In his 5-year coaching tenure with the Michigan Wolverines, Jim Harbaugh has been through it all; heartbreak, triumph, losing seasons, championship seasons, fan criticism, and high fan praise. This article will take a look at his offense’s progression through these years–specifically comparing his run/pass tendencies. This past season, a common saying (referring to Coach Harbaugh’s play style) amongst Michigan fanatics was “Run the damn ball!”, celebrating the Wolverine’s effective ‘run it down your throat’ style of play. While this is certainly fun to holler out from the bleachers of the legendary Big House, it might be worth taking a look at some trends to see how much of an effect Harbaugh has had on the Maize ‘n Blue’s run game.
Below we can see Harbaugh’s Wolverine’s trends of rush attempts vs. pass attempts since 2015 (with a lag year to show changes in his first year). What we see isn’t much of a surprise–the Michigan Wolverines LOVE to run the damn ball. Last season alone, Harbaugh’s offense handed the ball off over 550 times, in comparison to their 400 pass attempts. With 57.5% of his plays finding his RB’s gut, there is no questioning how this offense operates. It is especially important to note the uptick in carries following 2019–possibly following a mid-tier Shea Patterson season performance, Harbaugh thought it would be best to fully commit back to his ground and pound style of play if he wanted a chance at beating his rival, OSU (he succeeded in case anyone forgot!).

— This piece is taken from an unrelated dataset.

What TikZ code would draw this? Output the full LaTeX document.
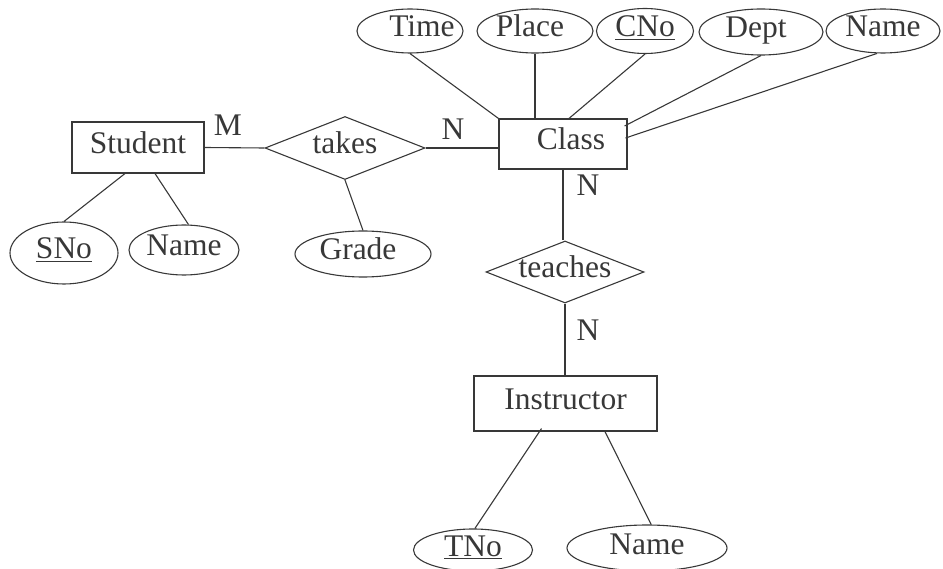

Now let’s take a look at how effective this run-heavy offense has been. Michigan has not only been incredibly efficient with their run game, racking up over 2000 rush yards in every season other than 2015 which Harbaugh has been at the helm, but has also done a fairly decent job keeping their production balanced. In each of the 3 seasons Harbaugh has been coach and the Wolverine’s pass/rush yard totals were well balanced (2016, 2018, and 2021), they have made a New Year’s Six Bowl (Orange, Peach, and Orange). It can’t go unsaid that the Wolverines played in the Outback bowl in 2017 without a strongly balanced offense, but it is without a doubt that offensive harmony will help push a team to its full potential.
Now looking at Michigan’s EPA (expected points added) and WPA (winning percentage added) progression through Harbaugh’s tenure, the first thing we notice is the net rise in both stats over the past 5 seasons. Michigan is getting better. Even more noticeable is the volatility of Harbaugh’s pass offenses vs. his run offenses. While his running game EPA totals have typically fluttered at a net of 0, the Wolverine passing game fluctuates each year. Hopefully, they will be settled in from this point out with McNamara coming off a stellar season and J.J. McCarthy ready to prove himself.
It is also key to look at Michigan’s trends in comparison to the rest of CFB (each start of the season in the graphic is marked by a red dotted line, starting at 2015). When looking at mean EPA (rolling mean calculated on a 10-game basis) for the past 7 years, we see again that Michigan is typically average with their running efficiency–last year’s remarkable season performances from Corum and Haskins however have pushed them near the top going into 2022. We also see Harbaugh’s effectiveness as a QB coach in the second slide. Following his hire in 2015, there was an immediate rise in pass EPA for the team, and despite some struggles by Shea Patterson in 2017, Harbaugh has coached his QB room well, generally keeping them positive for avg. passing EPA.
We see similar trends with rolling average WPA for the Wolverines as well.
We do see that Michigan lies in the upper tier of CFB offenses in terms of rush attempts, and has been consistent in that manner as well. The direct opposite goes for their passing game.
All in all, it is safe to say Jim Harbaugh’s Michigan team is an effective, run-heavy offense, and it is acceptable to continue to yell “run the damn ball” in imitation of our coach from the bleachers on game day. Go Blue, and cheers to (hopefully) another great upcoming season for our beloved coach Jim Harbaugh (the GOAT) and our Michigan Wolverines.